Wednesday, October 7, 2009

Roads that Light Themselves

I've added a new tag to the list of keywords this blog uses (see to the right): Innovation. Instead of occasionally telling about an Israeli invention as a way of scoffing at the boycotters, I've decided to tell about them as part of what Israel is. A positive narrative, not a reacting negative one.

Here's today's offering: roads that generate electricity. Someone who knows more than I about physics and engineering told me recently that there may be a downside to this invention: vehicles traveling on such roads may find that their use of fuel is a bit higher; then again, he said, perhaps not. If the energy being harnessed by the roads is otherwise simply being lost, the new invention is pure gain. (Well, pure gain minus the cost of tampering with existing roads. You might want to buy stock in your nearby asphalt company, or in steamrollers. But not in steamrollers from Caterpillar - they're boycotted).

Update: an Israeli chemist has just won the Nobel Prize. Ada Yonath, from the Wiezman Institute. I can't tell you what it is she got the prize for, but apparently it's something to do with antibiotics, and is part of an arc of research which is already saving lives and will save more as it gets built upon. Time to divest from the Wiezman Institute, don't you think?


Ibrahim Ibn Yusuf said...

The electricity-generating road was invented in 2005 by Leonardo Scott, an Argentinian engineer. If you have Spanish, read about it here. If you don't -- learn the relevant languages!

As for your other reflections, I think it's possible to boycott certain aspects of a country while taking advantage of it's technology. The countries that boycotted South African didn't stop performing heart transplants, a technique developed by an Afrikaner doctor at the height of Apartheid. And while Israel boycotts Wagner, it's very careful not to boycott the guided missile, a Nazi breakthrough.

Anonymous said...

Prof. Yonath won the prize for research that illuminated the structure of ribosomes, which translate DNA "code" into protein chains. This research was fundamental for many reasons.

A number of antibiotics target this process, and Yonath was able to use her new techniques to understand how these antibiotics actually work.


The Argentine invention is very different from the Israeli invention. It does not use piezoelectric materials; instead, it uses rollers to generate electricity via friction. This increases the drag on cars traveling on the road, so that they burn slightly more fuel and transfer a fraction of the resulting kinetic energy to the generators; in other words, the Argentine roller-based approach results in a net LOSS of energy, rather than recapturing energy that is currently wasted.
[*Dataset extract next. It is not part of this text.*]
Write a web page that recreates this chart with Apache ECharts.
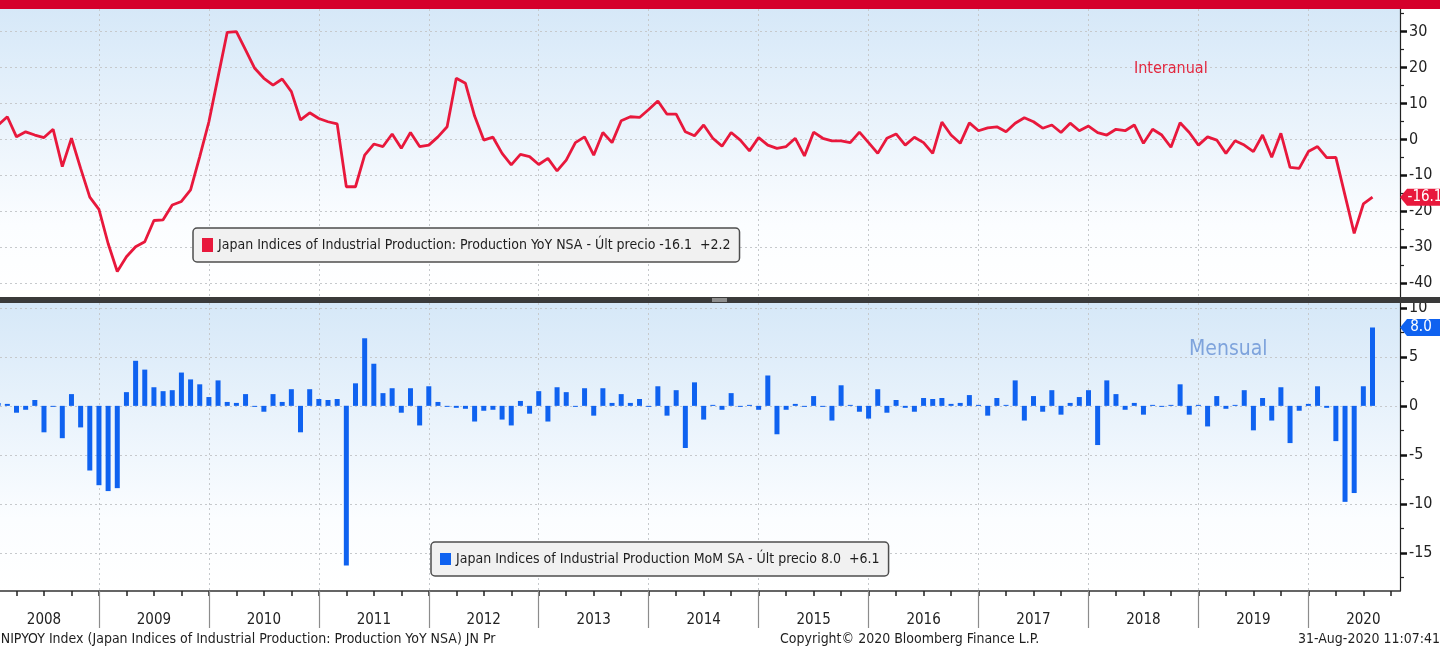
<!DOCTYPE html>
<html>
<head>
<meta charset="utf-8">
<title>Japan Industrial Production</title>
<script src="https://cdn.jsdelivr.net/npm/echarts@6/dist/echarts.min.js"></script>
<style>
  html, body { margin: 0; padding: 0; background: #fff; }
  #chart { width: 1440px; height: 646px; }
</style>
</head>
<body>
<div id="chart"></div>
<script>
// years on the bottom axis
var YEARS = ["2008", "2009", "2010", "2011", "2012", "2013", "2014", "2015", "2016", "2017", "2018", "2019", "2020"];

// Production YoY NSA, monthly from Jan 2008 to Jul 2020
var YOY = [
  4.0, 6.3, 0.7, 2.1, 1.2, 0.5, 2.8, -7.6, 0.3, -8.1, -16.1, -19.5,
  -29.0, -36.8, -32.7, -29.9, -28.5, -22.6, -22.4, -18.3, -17.3, -14.1, -4.8, 4.9,
  17.4, 29.8, 30.0, 24.9, 19.8, 17.0, 15.1, 16.8, 13.3, 5.4, 7.4, 5.8,
  4.9, 4.3, -13.2, -13.2, -4.4, -1.3, -2.0, 1.5, -2.5, 1.9, -2.0, -1.6,
  0.7, 3.5, 17.0, 15.6, 6.5, -0.2, 0.6, -3.9, -7.1, -4.2, -4.8, -7.0,
  -5.3, -8.8, -5.8, -0.9, 0.7, -4.4, 1.9, -0.9, 5.2, 6.3, 6.1, 8.3,
  10.7, 7.0, 7.0, 2.1, 1.0, 4.0, 0.3, -1.9, 1.9, -0.2, -3.2, 0.5,
  -1.6, -2.5, -2.0, 0.3, -4.6, 2.0, 0.3, -0.4, -0.4, -0.9, 2.0, -0.9,
  -3.9, 0.3, 1.5, -1.6, 0.6, -0.9, -3.9, 4.8, 1.2, -1.1, 4.6, 2.4,
  3.2, 3.5, 2.1, 4.5, 6.0, 4.9, 3.1, 4.0, 1.9, 4.5, 2.4, 3.7,
  1.9, 1.2, 2.8, 2.4, 4.0, -1.1, 2.8, 1.2, -2.2, 4.6, 1.9, -1.6,
  0.7, -0.2, -3.9, -0.4, -1.6, -3.4, 1.2, -5.0, 1.7, -7.8, -8.1, -3.4,
  -2.0, -5.1, -5.0, -15.6, -26.2, -18.0, -16.1
];

// Production MoM SA, same months
var MOM = [
  0.3, 0.2, -0.7, -0.4, 0.6, -2.7, -0.1, -3.3, 1.2, -2.2, -6.6, -8.1,
  -8.7, -8.4, 1.4, 4.6, 3.7, 1.9, 1.5, 1.6, 3.4, 2.7, 2.2, 0.9,
  2.6, 0.4, 0.3, 1.2, -0.1, -0.6, 1.2, 0.4, 1.7, -2.7, 1.7, 0.7,
  0.6, 0.7, -16.3, 2.3, 6.9, 4.3, 1.3, 1.8, -0.7, 1.8, -2.0, 2.0,
  0.4, -0.1, -0.2, -0.3, -1.6, -0.5, -0.4, -1.4, -2.0, 0.5, -0.8, 1.5,
  -1.6, 1.9, 1.4, -0.1, 1.8, -1.0, 1.8, 0.3, 1.2, 0.3, 0.7, -0.1,
  2.0, -1.0, 1.6, -4.3, 2.4, -1.4, 0.1, -0.4, 1.3, -0.1, 0.1, -0.4,
  3.1, -2.9, -0.4, 0.2, -0.1, 1.0, -0.1, -1.5, 2.1, 0.1, -0.6, -1.3,
  1.7, -0.7, 0.6, -0.2, -0.6, 0.8, 0.7, 0.8, 0.2, 0.3, 1.1, 0.1,
  -1.0, 0.8, 0.1, 2.6, -1.5, 1.0, -0.6, 1.6, -0.9, 0.3, 0.9, 1.6,
  -4.0, 2.6, 1.2, -0.4, 0.3, -0.9, 0.1, -0.1, 0.1, 2.2, -0.9, 0.1,
  -2.1, 1.0, -0.3, 0.1, 1.6, -2.5, 0.8, -1.5, 1.9, -3.8, -0.5, 0.2,
  2.0, -0.2, -3.6, -9.8, -8.9, 2.0, 8.0
];

var YOY_TICKS = [-40, -30, -20, -10, 0, 10, 20, 30];
var YOY_MINOR = [-35, -25, -15, -5, 5, 15, 25, 35];
var MOM_TICKS = [-15, -10, -5, 0, 5, 10];
var MOM_MINOR = [-17.5, -12.5, -7.5, -2.5, 2.5, 7.5];

var YOY_CHANGE = "+2.2";
var MOM_CHANGE = "+6.1";

var FONT = '"Liberation Sans Narrow", "DejaVu Sans Condensed", sans-serif';
var RED = "#e8183c";
var BLUE = "#0f62f0";

// x is months since Jan 2008, a month is plotted at its end
var XMIN = 1.2, XMAX = 154;
var yearEdges = [], yearMids = [], quarters = [];
YEARS.forEach(function (y, k) {
  if (k > 0) yearEdges.push(12 * k);
  yearMids.push(12 * k + 6);
});
for (var q = 3; q < XMAX; q += 3) quarters.push(q);

var yoyData = YOY.map(function (v, i) { return [i + 1, v]; });
var momData = MOM.map(function (v, i) { return [i + 1, v]; });
var lastYoy = YOY[YOY.length - 1];
var lastMom = MOM[MOM.length - 1];

var NAME_YOY = "Japan Indices of Industrial Production: Production YoY NSA - Últ precio " + lastYoy.toFixed(1) + "  " + YOY_CHANGE;
var NAME_MOM = "Japan Indices of Industrial Production MoM SA - Últ precio " + lastMom.toFixed(1) + "  " + MOM_CHANGE;

var bg = {
  type: "linear", x: 0, y: 0, x2: 0, y2: 1,
  colorStops: [{ offset: 0, color: "#d6e8f8" }, { offset: 0.75, color: "#fbfdff" }, { offset: 1, color: "#ffffff" }]
};
var dotted = { color: "#c6c9cc", type: [2, 3], width: 1 };
var tagPath = "path://M0,8 L7,0 L48,0 L48,16 L7,16 Z";

var chart = echarts.init(document.getElementById("chart"));
chart.setOption({
  animation: false,
  backgroundColor: "#ffffff",
  textStyle: { fontFamily: FONT },
  grid: [
    { left: 0, top: 9, width: 1400, height: 288, show: true, backgroundColor: bg, borderWidth: 0, containLabel: false, outerBoundsMode: "none" },
    { left: 0, top: 303, width: 1400, height: 288, show: true, backgroundColor: bg, borderWidth: 0, containLabel: false, outerBoundsMode: "none" }
  ],
  legend: [
    {
      data: [{ name: NAME_YOY, icon: "rect", itemStyle: { color: RED } }],
      left: 193, top: 228,
      padding: [10, 9, 10, 9],
      itemWidth: 11, itemHeight: 14, itemGap: 5,
      lineStyle: { opacity: 0 },
      backgroundColor: "#f1f1f1", borderColor: "#4d4d4d", borderWidth: 1.5, borderRadius: 4,
      textStyle: { fontFamily: FONT, fontSize: 14, color: "#1e1e1e" },
      selectedMode: false
    },
    {
      data: [{ name: NAME_MOM, icon: "rect", itemStyle: { color: BLUE } }],
      left: 431, top: 542,
      padding: [10, 9, 10, 9],
      itemWidth: 11, itemHeight: 12, itemGap: 5,
      backgroundColor: "#f1f1f1", borderColor: "#4d4d4d", borderWidth: 1.5, borderRadius: 4,
      textStyle: { fontFamily: FONT, fontSize: 14, color: "#1e1e1e" },
      selectedMode: false
    }
  ],
  xAxis: [
    {
      gridIndex: 0, type: "value", min: XMIN, max: XMAX, position: "bottom",
      axisLine: { show: false, onZero: false }, axisLabel: { show: false },
      axisTick: { show: false, customValues: yearEdges },
      splitLine: { show: true, lineStyle: dotted }
    },
    {
      gridIndex: 1, type: "value", min: XMIN, max: XMAX, position: "bottom",
      axisLine: { show: true, onZero: false, lineStyle: { color: "#333", width: 1.5 } },
      axisTick: { show: true, customValues: quarters, length: 5, lineStyle: { color: "#222", width: 1.5 } },
      axisLabel: {
        show: true, customValues: yearMids, margin: 22,
        fontSize: 15, color: "#222", fontFamily: FONT,
        formatter: function (v) { return YEARS[Math.round((v - 6) / 12)]; }
      },
      splitLine: { show: false }
    },
    {
      gridIndex: 1, type: "value", min: XMIN, max: XMAX, position: "bottom",
      axisLine: { show: false, onZero: false }, axisLabel: { show: false },
      axisTick: { show: true, customValues: yearEdges, length: 37, lineStyle: { color: "#8c8c8c", width: 1.2 } },
      splitLine: { show: true, lineStyle: dotted }
    }
  ],
  yAxis: [
    {
      gridIndex: 0, type: "value", position: "right", min: -43.9, max: 36.3,
      axisLine: { show: true, onZero: false, lineStyle: { color: "#222", width: 1.2 } },
      axisTick: { show: true, customValues: YOY_TICKS, length: 7, lineStyle: { color: "#111", width: 2.5 } },
      axisLabel: { customValues: YOY_TICKS, margin: 9, fontSize: 16, color: "#222", fontFamily: FONT },
      splitLine: { show: true, lineStyle: dotted }
    },
    {
      gridIndex: 1, type: "value", position: "right", min: -18.9, max: 10.5,
      axisLine: { show: true, onZero: false, lineStyle: { color: "#222", width: 1.2 } },
      axisTick: { show: true, customValues: MOM_TICKS, length: 7, lineStyle: { color: "#111", width: 2.5 } },
      axisLabel: { customValues: MOM_TICKS, margin: 9, fontSize: 16, color: "#222", fontFamily: FONT },
      splitLine: { show: true, lineStyle: dotted }
    },
    {
      gridIndex: 0, type: "value", position: "right", min: -43.9, max: 36.3,
      axisLine: { show: false, onZero: false }, axisLabel: { show: false }, splitLine: { show: false },
      axisTick: { show: true, customValues: YOY_MINOR, length: 4, lineStyle: { color: "#222", width: 1.2 } }
    },
    {
      gridIndex: 1, type: "value", position: "right", min: -18.9, max: 10.5,
      axisLine: { show: false, onZero: false }, axisLabel: { show: false }, splitLine: { show: false },
      axisTick: { show: true, customValues: MOM_MINOR, length: 4, lineStyle: { color: "#222", width: 1.2 } }
    }
  ],
  series: [
    {
      name: NAME_YOY, type: "line", xAxisIndex: 0, yAxisIndex: 0,
      data: yoyData, showSymbol: false, symbol: "none", clip: true,
      lineStyle: { color: RED, width: 2.8 }, itemStyle: { color: RED },
      markPoint: {
        symbol: tagPath, symbolSize: [48, 17], symbolOffset: [24, 0],
        itemStyle: { color: RED },
        label: { show: true, position: "inside", offset: [1, 0], color: "#fff", fontSize: 15, fontFamily: FONT, formatter: "{c}" },
        data: [{ coord: [XMAX, lastYoy], value: lastYoy.toFixed(1) }]
      }
    },
    {
      name: NAME_MOM, type: "bar", xAxisIndex: 1, yAxisIndex: 1,
      data: momData, barWidth: 5,
      itemStyle: { color: BLUE },
      markPoint: {
        symbol: tagPath, symbolSize: [48, 17], symbolOffset: [24, 0],
        itemStyle: { color: BLUE },
        label: { show: true, position: "inside", offset: [-3, 0], color: "#fff", fontSize: 15, fontFamily: FONT, formatter: "{c}" },
        data: [{ coord: [XMAX, lastMom], value: lastMom.toFixed(1) }]
      }
    }
  ],
  graphic: [
    { type: "rect", z: 100, shape: { x: 0, y: 0, width: 1440, height: 9 }, style: { fill: "#d5002b" } },
    { type: "rect", z: 100, shape: { x: 0, y: 297, width: 1440, height: 6 }, style: { fill: "#3a3a3a" } },
    { type: "rect", z: 101, shape: { x: 712, y: 298, width: 15, height: 4 }, style: { fill: "#8e8e8e" } },
    { type: "text", z: 100, left: 1134, top: 61, style: { text: "Interanual", fill: "#e2283f", font: "16px " + FONT } },
    { type: "text", z: 100, left: 1189, top: 339, style: { text: "Mensual", fill: "#7ea3dc", font: "21px " + FONT } },
    { type: "text", z: 100, x: -3, y: 632, style: { text: "JNIPYOY Index (Japan Indices of Industrial Production: Production YoY NSA) JN Pr", fill: "#1e1e1e", font: "14px " + FONT } },
    { type: "text", z: 100, left: 780, top: 632, style: { text: "Copyright© 2020 Bloomberg Finance L.P.", fill: "#1e1e1e", font: "14px " + FONT } },
    { type: "text", z: 100, right: 0, top: 632, style: { text: "31-Aug-2020 11:07:41", fill: "#1e1e1e", font: "14px " + FONT } }
  ]
});
</script>
</body>
</html>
In contrast, the Israeli invention uses "piezoelectric" materials (materials that respond to pressure or vibrations by generating electricity).

Unlike the roller-based invention, the Israeli idea does not add new drag to vehicles. Instead, the Israeli device captures roadway vibrations that already exist today, but which currently do nothing but slowly tear the pavement apart and annoy our ears. The invention uses these existing vibrations to generate electricity.

So, Yaakov, I don't see any additional fuel costs with this invention.

I'm not sure how realistic this invention is for general purposes, because of the requirement to repave huge stretches of road and a big question mark around how one would maintain long stretches of device-laced road surface over a period of years. But I can imagine some specific locales in which such devices might be quite useful.


Ibrahim Ibn Yusuf said...

It all depends, Zvi. Maybe (and I don't know the full details, but it's a possibility) the energy transfer due to vibrations and noise is larger than that required to make the rollers roll. It all depends on design, materials, etc. We're not talking perfect surfaces here. After all, my countryman won a prize in Switzerland with his invention. It's not like it makes no sense. But agreed, the principles involved in both devices are different.

Still, it's wrong for Israel to boycott Wagner.